The Director of Business Development of the Security and Defence Division, José Prieto, explains to King Felipe the ‘blind’ SISCAP computer that incorporates the future combatant system - PHOTO/Casa de S.M. el Rey 

The chairman of the group's Space Council, Miguel Ángel Molina, confirmed that Airbus Space Systems GmbH, the prime contractor for the Bundeswehr's SatcomBw-3 pair of secure communications satellites, has selected GMV to provide the control software and all the ground segment components of the new control and tracking centre for both satellites. 

Demonstration of a four-wheeled vehicle developed by GMV to travel on the Red Planet. The second from the left is Jesús Serrano, GMV's CEO and driving force since 2009 - PHOTO/ 

The King of Spain also witnessed the demonstration of a GMV-developed four-wheeled vehicle for driving on the Red Planet and of the ‘Cat’ satellite capture system. Conceived by GMV's Science, Exploration and Transport strategy and business development team, headed by Mariella Graziano, it is a kind of claw for catching satellites and guiding them towards Earth, so that they are destroyed in the upper layers of the atmosphere and do not generate waste in space.  
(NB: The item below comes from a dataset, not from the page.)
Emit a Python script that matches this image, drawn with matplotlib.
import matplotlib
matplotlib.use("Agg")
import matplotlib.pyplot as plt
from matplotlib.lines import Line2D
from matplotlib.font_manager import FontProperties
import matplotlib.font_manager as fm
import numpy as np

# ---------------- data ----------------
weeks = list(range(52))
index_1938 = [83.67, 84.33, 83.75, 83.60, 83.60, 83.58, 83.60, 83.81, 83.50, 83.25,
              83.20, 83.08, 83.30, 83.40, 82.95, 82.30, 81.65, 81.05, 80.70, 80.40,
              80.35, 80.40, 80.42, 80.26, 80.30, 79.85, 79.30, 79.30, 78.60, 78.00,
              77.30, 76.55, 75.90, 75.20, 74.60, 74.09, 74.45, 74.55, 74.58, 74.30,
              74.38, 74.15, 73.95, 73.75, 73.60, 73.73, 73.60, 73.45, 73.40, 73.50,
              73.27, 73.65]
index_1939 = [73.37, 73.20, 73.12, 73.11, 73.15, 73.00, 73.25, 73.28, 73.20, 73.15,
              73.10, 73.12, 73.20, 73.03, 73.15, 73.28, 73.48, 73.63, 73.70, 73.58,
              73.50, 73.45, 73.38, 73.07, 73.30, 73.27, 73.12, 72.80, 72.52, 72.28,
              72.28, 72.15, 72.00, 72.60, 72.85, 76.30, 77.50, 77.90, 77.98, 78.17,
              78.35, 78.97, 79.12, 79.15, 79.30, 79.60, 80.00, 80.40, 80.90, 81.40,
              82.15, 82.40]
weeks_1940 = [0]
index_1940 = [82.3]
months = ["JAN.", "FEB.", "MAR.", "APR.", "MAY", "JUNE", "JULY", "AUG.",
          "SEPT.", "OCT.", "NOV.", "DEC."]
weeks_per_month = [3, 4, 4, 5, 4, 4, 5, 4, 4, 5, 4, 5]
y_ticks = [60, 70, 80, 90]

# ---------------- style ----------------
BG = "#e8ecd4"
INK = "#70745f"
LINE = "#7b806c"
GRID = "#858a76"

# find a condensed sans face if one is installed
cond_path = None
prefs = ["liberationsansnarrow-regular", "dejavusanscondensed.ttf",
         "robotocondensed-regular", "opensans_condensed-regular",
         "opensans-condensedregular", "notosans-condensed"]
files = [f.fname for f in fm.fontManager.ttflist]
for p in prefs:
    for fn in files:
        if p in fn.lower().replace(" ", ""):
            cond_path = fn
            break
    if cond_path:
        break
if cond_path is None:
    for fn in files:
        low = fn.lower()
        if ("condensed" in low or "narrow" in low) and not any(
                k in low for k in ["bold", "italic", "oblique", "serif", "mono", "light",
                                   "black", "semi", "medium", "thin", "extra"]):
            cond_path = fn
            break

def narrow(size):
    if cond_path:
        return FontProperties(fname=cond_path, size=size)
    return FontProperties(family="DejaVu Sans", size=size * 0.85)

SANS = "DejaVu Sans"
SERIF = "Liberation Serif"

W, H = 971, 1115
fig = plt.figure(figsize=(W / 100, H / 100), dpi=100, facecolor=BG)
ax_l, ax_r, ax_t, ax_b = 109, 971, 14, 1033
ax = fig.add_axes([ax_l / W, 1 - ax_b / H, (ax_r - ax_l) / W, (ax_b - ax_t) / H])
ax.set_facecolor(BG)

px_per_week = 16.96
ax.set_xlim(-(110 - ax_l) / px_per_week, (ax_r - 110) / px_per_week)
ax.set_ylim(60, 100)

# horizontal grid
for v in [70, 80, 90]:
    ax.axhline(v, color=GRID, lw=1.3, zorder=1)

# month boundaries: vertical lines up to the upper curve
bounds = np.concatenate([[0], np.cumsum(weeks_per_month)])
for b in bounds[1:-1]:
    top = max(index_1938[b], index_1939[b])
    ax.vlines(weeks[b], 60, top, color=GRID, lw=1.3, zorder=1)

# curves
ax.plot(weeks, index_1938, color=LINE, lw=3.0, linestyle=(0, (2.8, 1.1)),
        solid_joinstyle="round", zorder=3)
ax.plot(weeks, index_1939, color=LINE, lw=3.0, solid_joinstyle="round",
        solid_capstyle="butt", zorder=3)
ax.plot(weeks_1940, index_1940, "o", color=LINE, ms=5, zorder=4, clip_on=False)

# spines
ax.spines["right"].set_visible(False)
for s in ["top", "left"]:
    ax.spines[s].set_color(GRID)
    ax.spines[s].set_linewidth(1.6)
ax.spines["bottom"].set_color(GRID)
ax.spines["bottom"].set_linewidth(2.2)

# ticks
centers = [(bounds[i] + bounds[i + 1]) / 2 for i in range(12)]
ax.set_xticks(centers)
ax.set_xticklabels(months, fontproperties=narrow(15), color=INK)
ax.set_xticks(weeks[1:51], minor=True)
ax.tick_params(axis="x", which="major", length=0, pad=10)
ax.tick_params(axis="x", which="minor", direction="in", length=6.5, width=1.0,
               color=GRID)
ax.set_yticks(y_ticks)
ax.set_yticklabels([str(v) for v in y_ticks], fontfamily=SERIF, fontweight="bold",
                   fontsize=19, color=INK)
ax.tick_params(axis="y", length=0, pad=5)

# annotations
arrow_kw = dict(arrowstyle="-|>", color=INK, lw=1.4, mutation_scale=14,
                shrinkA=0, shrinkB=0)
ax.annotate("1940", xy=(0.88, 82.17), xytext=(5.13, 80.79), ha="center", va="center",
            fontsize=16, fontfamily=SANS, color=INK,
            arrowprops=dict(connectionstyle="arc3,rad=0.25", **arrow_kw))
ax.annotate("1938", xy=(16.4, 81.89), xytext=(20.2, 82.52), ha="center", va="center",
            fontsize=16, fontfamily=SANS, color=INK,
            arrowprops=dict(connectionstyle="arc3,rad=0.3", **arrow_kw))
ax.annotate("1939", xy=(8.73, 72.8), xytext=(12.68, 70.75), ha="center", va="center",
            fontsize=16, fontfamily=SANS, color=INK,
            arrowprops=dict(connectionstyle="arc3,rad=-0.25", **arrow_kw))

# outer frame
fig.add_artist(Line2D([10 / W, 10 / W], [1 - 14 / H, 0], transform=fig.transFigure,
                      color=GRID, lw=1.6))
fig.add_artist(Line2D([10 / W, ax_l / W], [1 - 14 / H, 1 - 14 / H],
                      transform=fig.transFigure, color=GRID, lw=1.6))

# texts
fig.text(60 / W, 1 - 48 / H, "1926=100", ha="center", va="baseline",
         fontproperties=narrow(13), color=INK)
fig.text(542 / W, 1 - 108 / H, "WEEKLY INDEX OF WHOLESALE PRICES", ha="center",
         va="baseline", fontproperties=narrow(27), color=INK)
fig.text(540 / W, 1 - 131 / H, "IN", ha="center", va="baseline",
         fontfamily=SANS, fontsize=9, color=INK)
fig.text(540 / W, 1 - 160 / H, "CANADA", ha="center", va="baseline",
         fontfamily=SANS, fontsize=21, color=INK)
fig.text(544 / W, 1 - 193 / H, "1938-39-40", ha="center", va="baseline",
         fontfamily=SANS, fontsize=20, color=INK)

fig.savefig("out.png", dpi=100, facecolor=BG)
GMV's professional staff is made up of some 3,500 professionals, 92 percent of them engineers, distributed among its various sites in Spain (Barcelona, Madrid, Seville, Valencia, Valladolid and Zaragoza) and its 11 subsidiaries in Europe (Germany, Belgium, France, the Netherlands, Poland, Portugal, the United Kingdom and Romania), America (Colombia and the United States) and Asia (Malaysia). 
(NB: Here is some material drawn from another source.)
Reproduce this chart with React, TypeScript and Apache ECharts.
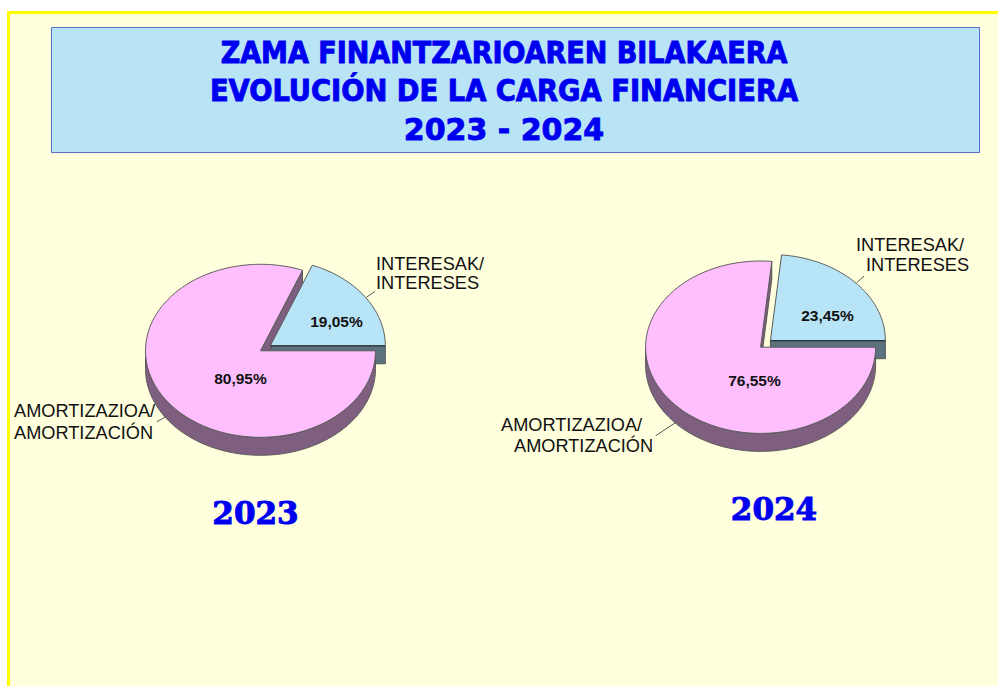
import React, { useEffect, useRef } from "react";
import * as echarts from "echarts";

const titleLines = ["ZAMA FINANTZARIOAREN BILAKAERA", "EVOLUCIÓN DE LA CARGA FINANCIERA", "2023 - 2024"];
const years = ["2023", "2024"];
const sliceNames = ["INTERESAK/ INTERESES", "AMORTIZAZIOA/ AMORTIZACIÓN"];
const values2023 = [19.05, 80.95];
const values2024 = [23.45, 76.55];

const BLUE = "#B8E4F8";
const BLUE_DARK = "#5C727E";
const PINK = "#FFBFFF";
const PINK_DARK = "#7F5F7F";
const EDGE = "#5a5a5a";
const TITLE = "#0000F0";
const TEXT_FONT = '"Liberation Sans", Arial, sans-serif';

const titleFonts = [
  'bold 30px "DejaVu Sans Condensed", "DejaVu Sans", sans-serif',
  'bold 30.4px "DejaVu Sans Condensed", "DejaVu Sans", sans-serif',
  'bold 30px "DejaVu Sans", sans-serif',
];

type Pt = [number, number];

const pieLayouts = [
  {
    cx: 260.5, cy: 350.8, rx: 115, ry: 86.5, depth: 18, dx: 9.8, dy: -5,
    labelPos: [{ x: 336.5, y: 321.5 }, { x: 240.5, y: 378 }],
    leaders: [[[366.7, 297], [375, 291.5]], [[165, 417.3], [156.7, 421.7]]],
    names: [
      [{ x: 376, y: 263.5 }, { x: 376, y: 282.5 }],
      [{ x: 14, y: 410.5 }, { x: 14, y: 433 }],
    ],
  },
  {
    cx: 760.6, cy: 347.2, rx: 115, ry: 86.2, depth: 18, dx: 9.8, dy: -6.5,
    labelPos: [{ x: 827.5, y: 315 }, { x: 754.5, y: 380 }],
    leaders: [[[856.7, 282.7], [864, 276]], [[675, 423], [655.7, 435.7]]],
    names: [
      [{ x: 856, y: 245 }, { x: 866, y: 264.5 }],
      [{ x: 501, y: 425 }, { x: 514, y: 446 }],
    ],
  },
];

const yearPos = [{ x: 255.5, y: 513 }, { x: 774, y: 509 }];

function arc(cx: number, cy: number, rx: number, ry: number, from: number, to: number): Pt[] {
  const n = Math.max(2, Math.ceil(Math.abs(to - from)));
  const pts: Pt[] = [];
  for (let i = 0; i <= n; i++) {
    const t = ((from + ((to - from) * i) / n) * Math.PI) / 180;
    pts.push([cx + rx * Math.cos(t), cy - ry * Math.sin(t)]);
  }
  return pts;
}

function pieSeries(idx: number, values: number[]) {
  const L = pieLayouts[idx];
  const total = values[0] + values[1];
  const split = (values[0] / total) * 360;
  return {
    type: "custom",
    name: years[idx],
    coordinateSystem: "none",
    silent: true,
    data: values.map((v, i) => ({ name: sliceNames[i], value: [v] })),
    renderItem: (params: any, api: any) => {
      const i = params.dataIndex;
      const v = api.value(0) as number;
      const pct = v.toFixed(2).replace(".", ",") + "%";
      const children: any[] = [];
      const poly = (points: Pt[], fill: string, z2: number, stroke = EDGE) => ({
        type: "polygon",
        z2,
        shape: { points },
        style: { fill, stroke, lineWidth: 1 },
      });
      const tx = (text: string, x: number, y: number, font: string, z2: number, align = "left") => ({
        type: "text",
        z2,
        style: { text, x, y, font, fill: "#111", textAlign: align, textVerticalAlign: "middle" },
      });
      if (i === 0) {
        const ax = L.cx + L.dx;
        const ay = L.cy + L.dy;
        const right = ax + L.rx;
        children.push(
          poly([[ax, ay], [right, ay], [right, ay + L.depth], [ax, ay + L.depth]], BLUE_DARK, 1),
        );
        children.push(poly([[ax, ay] as Pt].concat(arc(ax, ay, L.rx, L.ry, 0, split)), BLUE, 5));
        children.push({
          type: "line",
          z2: 6,
          shape: { x1: ax, y1: ay, x2: right, y2: ay },
          style: { stroke: "#1c2c34", lineWidth: 1 },
        });
      } else {
        const { cx, cy, rx, ry, depth } = L;
        const top = arc(cx, cy, rx, ry, 180, 360);
        const bottom = arc(cx, cy + depth, rx, ry, 360, 180);
        children.push(poly(top.concat(bottom), PINK_DARK, 2));
        const rim = arc(cx, cy, rx, ry, split, split)[0];
        children.push(
          poly([[cx, cy], rim, [rim[0], rim[1] + depth], [cx, cy + depth]], PINK_DARK, 2),
        );
        children.push(poly([[cx, cy] as Pt].concat(arc(cx, cy, rx, ry, split, 360)), PINK, 3));
      }
      children.push(tx(pct, L.labelPos[i].x, L.labelPos[i].y, `bold 15.5px ${TEXT_FONT}`, 8, "center"));
      const lead = L.leaders[i];
      children.push({
        type: "line",
        z2: 4,
        shape: { x1: lead[0][0], y1: lead[0][1], x2: lead[1][0], y2: lead[1][1] },
        style: { stroke: "#555", lineWidth: 1 },
      });
      sliceNames[i].split(" ").forEach((line, k) => {
        children.push(tx(line, L.names[i][k].x, L.names[i][k].y, `18.2px ${TEXT_FONT}`, 8));
      });
      return { type: "group", children };
    },
  };
}

export default function App() {
  const ref = useRef<HTMLDivElement>(null);
  useEffect(() => {
    const chart = echarts.init(ref.current!, undefined, { renderer: "svg" });
    const W = 998;
    const H = 686;
    chart.setOption({
      animation: false,
      backgroundColor: "#ffffff",
      graphic: [
        { type: "rect", shape: { x: 7, y: 11, width: W - 7, height: H - 11 }, style: { fill: "#FFFF00" } },
        { type: "rect", shape: { x: 10, y: 14, width: W - 10, height: H - 14 }, style: { fill: "#FFFFDD" } },
        {
          type: "rect",
          shape: { x: 51.5, y: 27.5, width: 928, height: 125 },
          style: { fill: "#B8E4F6", stroke: "#5A6CC4", lineWidth: 1 },
        },
        ...titleLines.map((text, i) => ({
          type: "text",
          style: {
            text,
            x: 504,
            y: 52 + i * 38.8,
            font: titleFonts[i],
            fill: TITLE,
            stroke: TITLE,
            lineWidth: 0.9,
            textAlign: "center",
            textVerticalAlign: "middle",
          },
        })),
        ...years.map((text, i) => ({
          type: "text",
          style: {
            text,
            x: yearPos[i].x,
            y: yearPos[i].y,
            font: 'bold 31px "DejaVu Serif", serif',
            fill: TITLE,
            stroke: TITLE,
            lineWidth: 1,
            textAlign: "center",
            textVerticalAlign: "middle",
          },
        })),
      ],
      series: [pieSeries(0, values2023), pieSeries(1, values2024)],
    });
    return () => chart.dispose();
  }, []);
  return <div ref={ref} style={{ position: "fixed", left: 0, top: 0, width: 998, height: 686 }} />;
}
Family photo of 17 January showing a small part of GMV's 3,500 professionals. The group has offices in Barcelona, Madrid, Seville, Valencia, Valladolid and Zaragoza and 11 subsidiaries in Europe, America and Asia - PHOTO/GMV 

The company was founded by Professor Juan José Martinez, Professor of Flight Mechanics at the School of Aeronautical Engineering of the Polytechnic University of Madrid. Its headquarters are located in the Tres Cantos Technology Park, a town just 30 kilometres from the Spanish capital, whose mayor, Jesús Moreno, accompanied Felipe VI on his visit.